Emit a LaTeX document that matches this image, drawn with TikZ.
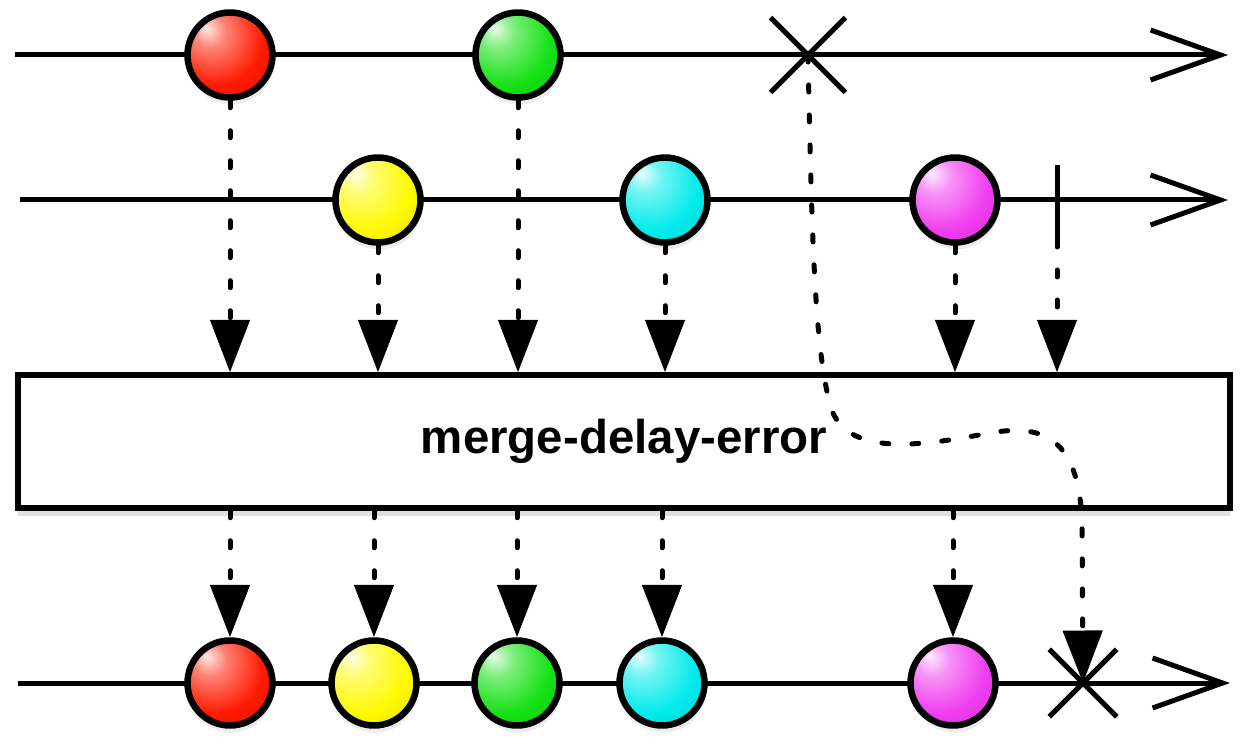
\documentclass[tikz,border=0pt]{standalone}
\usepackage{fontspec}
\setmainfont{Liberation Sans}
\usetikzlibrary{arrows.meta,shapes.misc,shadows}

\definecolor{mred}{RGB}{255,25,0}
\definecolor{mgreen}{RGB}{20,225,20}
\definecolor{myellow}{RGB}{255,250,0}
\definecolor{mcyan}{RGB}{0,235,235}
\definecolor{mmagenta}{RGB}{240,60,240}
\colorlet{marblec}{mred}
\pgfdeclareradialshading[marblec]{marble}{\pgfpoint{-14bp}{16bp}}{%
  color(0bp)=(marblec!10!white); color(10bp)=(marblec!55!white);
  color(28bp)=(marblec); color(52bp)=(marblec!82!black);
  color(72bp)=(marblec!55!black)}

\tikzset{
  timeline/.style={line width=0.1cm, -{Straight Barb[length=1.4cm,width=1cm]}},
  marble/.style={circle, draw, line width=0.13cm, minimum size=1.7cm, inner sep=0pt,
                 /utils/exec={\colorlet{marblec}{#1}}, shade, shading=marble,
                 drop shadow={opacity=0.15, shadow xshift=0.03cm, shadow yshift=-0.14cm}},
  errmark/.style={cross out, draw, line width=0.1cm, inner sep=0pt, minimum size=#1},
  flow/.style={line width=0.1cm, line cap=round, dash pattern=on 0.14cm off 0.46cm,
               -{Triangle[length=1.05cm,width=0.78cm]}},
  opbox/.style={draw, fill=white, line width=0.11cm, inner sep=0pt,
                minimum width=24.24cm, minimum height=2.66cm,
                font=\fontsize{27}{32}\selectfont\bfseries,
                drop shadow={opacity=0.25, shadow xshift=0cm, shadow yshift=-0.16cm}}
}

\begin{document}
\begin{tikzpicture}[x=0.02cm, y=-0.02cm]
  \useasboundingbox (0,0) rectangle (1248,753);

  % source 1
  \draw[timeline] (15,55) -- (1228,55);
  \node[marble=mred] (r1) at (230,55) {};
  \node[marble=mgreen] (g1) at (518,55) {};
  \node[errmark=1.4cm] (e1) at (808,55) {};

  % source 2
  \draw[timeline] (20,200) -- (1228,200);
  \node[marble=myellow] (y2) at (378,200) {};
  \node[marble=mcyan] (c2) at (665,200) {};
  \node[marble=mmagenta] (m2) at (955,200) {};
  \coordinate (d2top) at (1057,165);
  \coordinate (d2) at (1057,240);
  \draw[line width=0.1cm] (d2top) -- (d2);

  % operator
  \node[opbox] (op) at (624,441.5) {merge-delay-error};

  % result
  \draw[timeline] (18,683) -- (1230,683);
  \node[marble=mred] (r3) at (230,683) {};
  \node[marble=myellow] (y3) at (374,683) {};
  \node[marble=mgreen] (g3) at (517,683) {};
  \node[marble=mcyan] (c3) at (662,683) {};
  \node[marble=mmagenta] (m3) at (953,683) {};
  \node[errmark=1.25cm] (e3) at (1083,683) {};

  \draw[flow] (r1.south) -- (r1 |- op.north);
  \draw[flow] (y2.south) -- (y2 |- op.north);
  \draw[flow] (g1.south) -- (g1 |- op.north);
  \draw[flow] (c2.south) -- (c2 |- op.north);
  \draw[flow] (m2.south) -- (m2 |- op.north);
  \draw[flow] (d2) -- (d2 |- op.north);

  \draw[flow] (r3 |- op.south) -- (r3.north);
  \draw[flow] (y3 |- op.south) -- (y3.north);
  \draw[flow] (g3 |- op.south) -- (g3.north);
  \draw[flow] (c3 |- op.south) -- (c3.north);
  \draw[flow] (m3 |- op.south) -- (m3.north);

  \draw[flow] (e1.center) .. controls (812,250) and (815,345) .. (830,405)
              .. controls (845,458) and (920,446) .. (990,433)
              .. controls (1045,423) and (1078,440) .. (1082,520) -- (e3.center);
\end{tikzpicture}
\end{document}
= = = = = = =
§ **Given exercise**:
Go through the listing above and write it out again exactly, dropping the pictures.

§ **Written answer**:
Emit a LaTeX document that matches this image, drawn with TikZ.
\documentclass[tikz,border=0pt]{standalone}
\usepackage{fontspec}
\setmainfont{Liberation Sans}
\usetikzlibrary{arrows.meta,shapes.misc,shadows}

\definecolor{mred}{RGB}{255,25,0}
\definecolor{mgreen}{RGB}{20,225,20}
\definecolor{myellow}{RGB}{255,250,0}
\definecolor{mcyan}{RGB}{0,235,235}
\definecolor{mmagenta}{RGB}{240,60,240}
\colorlet{marblec}{mred}
\pgfdeclareradialshading[marblec]{marble}{\pgfpoint{-14bp}{16bp}}{%
  color(0bp)=(marblec!10!white); color(10bp)=(marblec!55!white);
  color(28bp)=(marblec); color(52bp)=(marblec!82!black);
  color(72bp)=(marblec!55!black)}

\tikzset{
  timeline/.style={line width=0.1cm, -{Straight Barb[length=1.4cm,width=1cm]}},
  marble/.style={circle, draw, line width=0.13cm, minimum size=1.7cm, inner sep=0pt,
                 /utils/exec={\colorlet{marblec}{#1}}, shade, shading=marble,
                 drop shadow={opacity=0.15, shadow xshift=0.03cm, shadow yshift=-0.14cm}},
  errmark/.style={cross out, draw, line width=0.1cm, inner sep=0pt, minimum size=#1},
  flow/.style={line width=0.1cm, line cap=round, dash pattern=on 0.14cm off 0.46cm,
               -{Triangle[length=1.05cm,width=0.78cm]}},
  opbox/.style={draw, fill=white, line width=0.11cm, inner sep=0pt,
                minimum width=24.24cm, minimum height=2.66cm,
                font=\fontsize{27}{32}\selectfont\bfseries,
                drop shadow={opacity=0.25, shadow xshift=0cm, shadow yshift=-0.16cm}}
}

\begin{document}
\begin{tikzpicture}[x=0.02cm, y=-0.02cm]
  \useasboundingbox (0,0) rectangle (1248,753);

  % source 1
  \draw[timeline] (15,55) -- (1228,55);
  \node[marble=mred] (r1) at (230,55) {};
  \node[marble=mgreen] (g1) at (518,55) {};
  \node[errmark=1.4cm] (e1) at (808,55) {};

  % source 2
  \draw[timeline] (20,200) -- (1228,200);
  \node[marble=myellow] (y2) at (378,200) {};
  \node[marble=mcyan] (c2) at (665,200) {};
  \node[marble=mmagenta] (m2) at (955,200) {};
  \coordinate (d2top) at (1057,165);
  \coordinate (d2) at (1057,240);
  \draw[line width=0.1cm] (d2top) -- (d2);

  % operator
  \node[opbox] (op) at (624,441.5) {merge-delay-error};

  % result
  \draw[timeline] (18,683) -- (1230,683);
  \node[marble=mred] (r3) at (230,683) {};
  \node[marble=myellow] (y3) at (374,683) {};
  \node[marble=mgreen] (g3) at (517,683) {};
  \node[marble=mcyan] (c3) at (662,683) {};
  \node[marble=mmagenta] (m3) at (953,683) {};
  \node[errmark=1.25cm] (e3) at (1083,683) {};

  \draw[flow] (r1.south) -- (r1 |- op.north);
  \draw[flow] (y2.south) -- (y2 |- op.north);
  \draw[flow] (g1.south) -- (g1 |- op.north);
  \draw[flow] (c2.south) -- (c2 |- op.north);
  \draw[flow] (m2.south) -- (m2 |- op.north);
  \draw[flow] (d2) -- (d2 |- op.north);

  \draw[flow] (r3 |- op.south) -- (r3.north);
  \draw[flow] (y3 |- op.south) -- (y3.north);
  \draw[flow] (g3 |- op.south) -- (g3.north);
  \draw[flow] (c3 |- op.south) -- (c3.north);
  \draw[flow] (m3 |- op.south) -- (m3.north);

  \draw[flow] (e1.center) .. controls (812,250) and (815,345) .. (830,405)
              .. controls (845,458) and (920,446) .. (990,433)
              .. controls (1045,423) and (1078,440) .. (1082,520) -- (e3.center);
\end{tikzpicture}
\end{document}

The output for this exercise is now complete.